According to a Nature Machine Intelligence research paper with the catchy title CMOS-based cryogenic control of silicon quantum circuits, the results fix a critical challenge in the scalability of quantum interconnects.

Dubbed the “interconnect bottleneck” the issue appears between the quantum chip in a dilution refrigerator and the room-temperature electronics controlling the quantum chip. If those electronics can be designed to operate at high fidelity at cryogenic temperatures, they can ultimately be integrated with the qubits on the same die or package, overcoming the ‘wiring bottleneck’.

Intel and QuTech research team have used an industry-standard randomised benchmarking test in the quantum field to prove that the Horse Ridge cryogenic control chip achieves the same fidelity as commercial room-temperature electronics when controlling a two-qubit processor. The use of randomized benchmarking is an important milestone in proving that Horse Ridge can achieve qubit operations of 99.99 per cent fidelity.    

Additionally, researchers showcased the programmability of the controller using a two-qubit algorithm called the Deutsch–Jozsa algorithm which is one of the simplest algorithms that is much more efficient on a quantum computer than a traditional computer.
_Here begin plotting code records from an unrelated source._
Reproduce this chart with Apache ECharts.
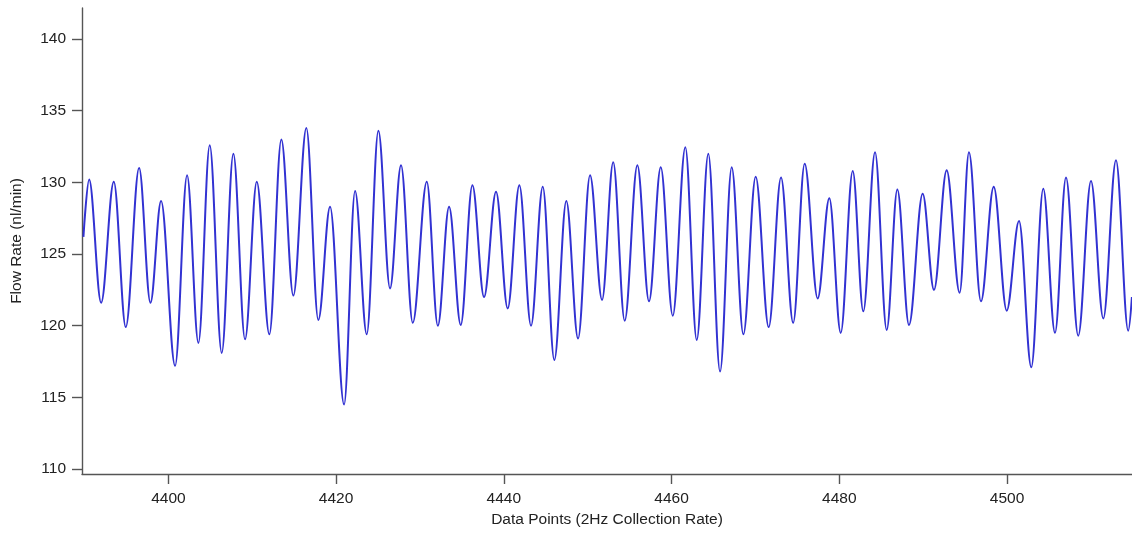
<!DOCTYPE html>
<html>
<head>
<meta charset="utf-8">
<script src="https://cdn.jsdelivr.net/npm/echarts@6/dist/echarts.min.js"></script>
<style>
html,body{margin:0;padding:0;background:#fff;}
#chart{width:1132px;height:534px;}
</style>
</head>
<body>
<div id="chart"></div>
<script>
const xTicks = [4400, 4420, 4440, 4460, 4480, 4500];
const yTicks = [110, 115, 120, 125, 130, 135, 140];
const xPoints = [4389.87, 4390.55, 4391.98, 4393.49, 4394.92, 4396.51, 4397.86, 4399.13, 4400.80, 4402.23,
  4403.58, 4404.93, 4406.36, 4407.75, 4409.14, 4410.54, 4412.04, 4413.47, 4414.90, 4416.45,
  4417.88, 4419.28, 4420.95, 4422.26, 4423.65, 4425.04, 4426.43, 4427.74, 4429.14, 4430.81,
  4432.13, 4433.47, 4434.86, 4436.25, 4437.64, 4439.07, 4440.46, 4441.85, 4443.24, 4444.64,
  4446.02, 4447.45, 4448.85, 4450.28, 4451.71, 4453.04, 4454.41, 4455.92, 4457.31, 4458.71,
  4460.14, 4461.64, 4463.00, 4464.38, 4465.78, 4467.17, 4468.56, 4470.03, 4471.58, 4473.05,
  4474.50, 4475.87, 4477.42, 4478.81, 4480.17, 4481.60, 4482.86, 4484.26, 4485.65, 4486.92,
  4488.31, 4489.94, 4491.29, 4492.80, 4494.35, 4495.46, 4496.89, 4498.41, 4499.96, 4501.43,
  4502.89, 4504.32, 4505.72, 4507.03, 4508.49, 4510.01, 4511.48, 4512.99, 4514.45, 4514.89];
const flowRate = [126.2, 130.2, 121.6, 130.05, 119.9, 131.0, 121.6, 128.7, 117.2, 130.5,
  118.8, 132.6, 118.1, 132.0, 119.05, 130.05, 119.4, 133.0, 122.1, 133.8,
  120.4, 128.3, 114.5, 129.4, 119.4, 133.6, 122.6, 131.2, 120.2, 130.05,
  120.0, 128.3, 120.05, 129.8, 122.0, 129.35, 121.2, 129.8, 120.0, 129.7,
  117.6, 128.7, 119.1, 130.5, 121.8, 131.4, 120.35, 131.2, 121.7, 131.05,
  120.7, 132.45, 119.0, 132.0, 116.8, 131.05, 119.4, 130.4, 119.9, 130.35,
  120.2, 131.3, 121.9, 128.9, 119.5, 130.8, 121.0, 132.1, 119.7, 129.5,
  120.05, 129.2, 122.5, 130.85, 122.3, 132.1, 121.7, 129.7, 121.05, 127.3,
  117.1, 129.55, 119.5, 130.35, 119.3, 130.1, 120.5, 131.55, 119.65, 122.0];

const chart = echarts.init(document.getElementById('chart'), null, {renderer: 'canvas'});
const font = '"Liberation Sans", Arial, sans-serif';
chart.setOption({
  animation: false,
  backgroundColor: '#ffffff',
  grid: {left: 82, right: 0, top: 8, bottom: 60, containLabel: false},
  xAxis: {
    type: 'value',
    min: 4389.7,
    max: 4514.9,
    name: 'Data Points (2Hz Collection Rate)',
    nameLocation: 'middle',
    nameGap: 35,
    nameTextStyle: {fontFamily: font, fontSize: 15.5, color: '#222'},
    axisLine: {show: true, onZero: false, lineStyle: {color: '#555', width: 1.4}},
    axisTick: {show: true, inside: false, length: 10, customValues: xTicks, lineStyle: {color: '#555', width: 1.4}},
    axisLabel: {show: true, margin: 17, fontFamily: font, fontSize: 15.5, color: '#222', customValues: xTicks,
      formatter: v => String(Math.round(v))},
    splitLine: {show: false}
  },
  yAxis: {
    type: 'value',
    min: 109.65,
    max: 142.17,
    name: 'Flow Rate (nl/min)',
    nameLocation: 'middle',
    nameGap: 57,
    nameRotate: 90,
    nameTextStyle: {fontFamily: font, fontSize: 15.5, color: '#222'},
    axisLine: {show: true, onZero: false, lineStyle: {color: '#555', width: 1.4}},
    axisTick: {show: true, inside: false, length: 10, customValues: yTicks, lineStyle: {color: '#555', width: 1.4}},
    axisLabel: {show: true, margin: 16, fontFamily: font, fontSize: 15.5, color: '#222', customValues: yTicks,
      formatter: v => String(Math.round(v))},
    splitLine: {show: false}
  },
  series: [{
    type: 'line',
    data: xPoints.map((x, i) => [x, flowRate[i]]),
    showSymbol: false,
    smooth: 0.35,
    smoothMonotone: 'x',
    lineStyle: {color: '#3232d2', width: 2},
    itemStyle: {color: '#3232d2'}
  }]
});
</script>
</body>
</html>
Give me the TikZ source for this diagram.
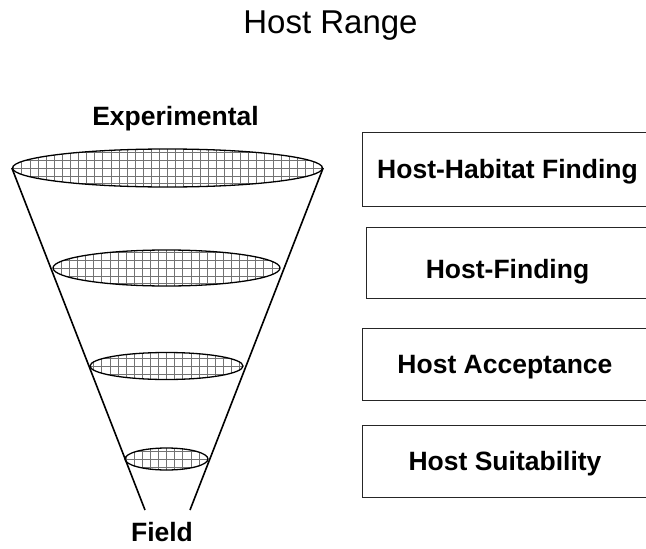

The results proved the ability of Horse Ridge to control multiple qubits on a single radio frequency line– also known as frequency multiplexing.  

Both these advances indicate that it may be possible to fully integrate the controller chip and the qubits on the same die (as they are all fabricated in silicon) or package, thus further relieving the wiring bottleneck and solving a major roadblock on the path toward quantum scalability.